WRITTEN PROBLEM.
The data below is to be returned in full and exactly.

[PROVIDED DATA start]

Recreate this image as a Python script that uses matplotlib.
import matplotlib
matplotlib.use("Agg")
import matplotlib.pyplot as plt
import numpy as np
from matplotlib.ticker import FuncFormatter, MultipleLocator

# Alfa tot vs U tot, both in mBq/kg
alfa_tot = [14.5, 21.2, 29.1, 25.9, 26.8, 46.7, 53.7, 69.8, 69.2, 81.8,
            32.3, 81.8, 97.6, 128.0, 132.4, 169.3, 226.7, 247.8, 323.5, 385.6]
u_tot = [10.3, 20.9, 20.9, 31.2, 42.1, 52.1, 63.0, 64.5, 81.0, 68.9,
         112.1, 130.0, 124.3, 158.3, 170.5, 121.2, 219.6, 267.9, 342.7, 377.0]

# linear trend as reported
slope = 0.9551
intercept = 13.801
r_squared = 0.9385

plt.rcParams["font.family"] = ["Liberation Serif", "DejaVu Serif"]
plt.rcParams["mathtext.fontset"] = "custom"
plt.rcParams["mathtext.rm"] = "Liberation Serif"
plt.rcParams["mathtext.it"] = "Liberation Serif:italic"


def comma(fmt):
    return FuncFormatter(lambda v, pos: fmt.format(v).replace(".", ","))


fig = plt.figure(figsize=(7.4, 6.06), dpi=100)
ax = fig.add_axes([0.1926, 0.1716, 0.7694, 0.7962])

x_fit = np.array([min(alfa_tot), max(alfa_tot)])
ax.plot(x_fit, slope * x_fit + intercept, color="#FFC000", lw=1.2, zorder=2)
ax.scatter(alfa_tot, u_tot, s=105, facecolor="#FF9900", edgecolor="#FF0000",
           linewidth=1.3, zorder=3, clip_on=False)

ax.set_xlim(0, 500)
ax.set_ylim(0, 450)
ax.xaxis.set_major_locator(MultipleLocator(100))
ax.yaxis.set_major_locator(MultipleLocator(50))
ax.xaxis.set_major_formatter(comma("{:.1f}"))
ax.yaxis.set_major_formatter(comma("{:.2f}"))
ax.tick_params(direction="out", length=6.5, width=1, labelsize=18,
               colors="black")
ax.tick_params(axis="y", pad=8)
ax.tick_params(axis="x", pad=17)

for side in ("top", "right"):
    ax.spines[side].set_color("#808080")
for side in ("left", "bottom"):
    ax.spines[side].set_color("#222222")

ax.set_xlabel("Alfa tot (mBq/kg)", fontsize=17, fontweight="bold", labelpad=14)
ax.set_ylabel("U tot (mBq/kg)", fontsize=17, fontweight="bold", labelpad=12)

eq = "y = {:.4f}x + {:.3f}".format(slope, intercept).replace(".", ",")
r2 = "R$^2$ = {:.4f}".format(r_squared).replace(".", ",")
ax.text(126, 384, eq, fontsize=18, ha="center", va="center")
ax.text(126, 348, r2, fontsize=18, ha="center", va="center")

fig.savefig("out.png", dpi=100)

[PROVIDED DATA end]

WORKED SOLUTION.
Recreate this image as a Python script that uses matplotlib.
import matplotlib
matplotlib.use("Agg")
import matplotlib.pyplot as plt
import numpy as np
from matplotlib.ticker import FuncFormatter, MultipleLocator

# Alfa tot vs U tot, both in mBq/kg
alfa_tot = [14.5, 21.2, 29.1, 25.9, 26.8, 46.7, 53.7, 69.8, 69.2, 81.8,
            32.3, 81.8, 97.6, 128.0, 132.4, 169.3, 226.7, 247.8, 323.5, 385.6]
u_tot = [10.3, 20.9, 20.9, 31.2, 42.1, 52.1, 63.0, 64.5, 81.0, 68.9,
         112.1, 130.0, 124.3, 158.3, 170.5, 121.2, 219.6, 267.9, 342.7, 377.0]

# linear trend as reported
slope = 0.9551
intercept = 13.801
r_squared = 0.9385

plt.rcParams["font.family"] = ["Liberation Serif", "DejaVu Serif"]
plt.rcParams["mathtext.fontset"] = "custom"
plt.rcParams["mathtext.rm"] = "Liberation Serif"
plt.rcParams["mathtext.it"] = "Liberation Serif:italic"


def comma(fmt):
    return FuncFormatter(lambda v, pos: fmt.format(v).replace(".", ","))


fig = plt.figure(figsize=(7.4, 6.06), dpi=100)
ax = fig.add_axes([0.1926, 0.1716, 0.7694, 0.7962])

x_fit = np.array([min(alfa_tot), max(alfa_tot)])
ax.plot(x_fit, slope * x_fit + intercept, color="#FFC000", lw=1.2, zorder=2)
ax.scatter(alfa_tot, u_tot, s=105, facecolor="#FF9900", edgecolor="#FF0000",
           linewidth=1.3, zorder=3, clip_on=False)

ax.set_xlim(0, 500)
ax.set_ylim(0, 450)
ax.xaxis.set_major_locator(MultipleLocator(100))
ax.yaxis.set_major_locator(MultipleLocator(50))
ax.xaxis.set_major_formatter(comma("{:.1f}"))
ax.yaxis.set_major_formatter(comma("{:.2f}"))
ax.tick_params(direction="out", length=6.5, width=1, labelsize=18,
               colors="black")
ax.tick_params(axis="y", pad=8)
ax.tick_params(axis="x", pad=17)

for side in ("top", "right"):
    ax.spines[side].set_color("#808080")
for side in ("left", "bottom"):
    ax.spines[side].set_color("#222222")

ax.set_xlabel("Alfa tot (mBq/kg)", fontsize=17, fontweight="bold", labelpad=14)
ax.set_ylabel("U tot (mBq/kg)", fontsize=17, fontweight="bold", labelpad=12)

eq = "y = {:.4f}x + {:.3f}".format(slope, intercept).replace(".", ",")
r2 = "R$^2$ = {:.4f}".format(r_squared).replace(".", ",")
ax.text(126, 384, eq, fontsize=18, ha="center", va="center")
ax.text(126, 348, r2, fontsize=18, ha="center", va="center")

fig.savefig("out.png", dpi=100)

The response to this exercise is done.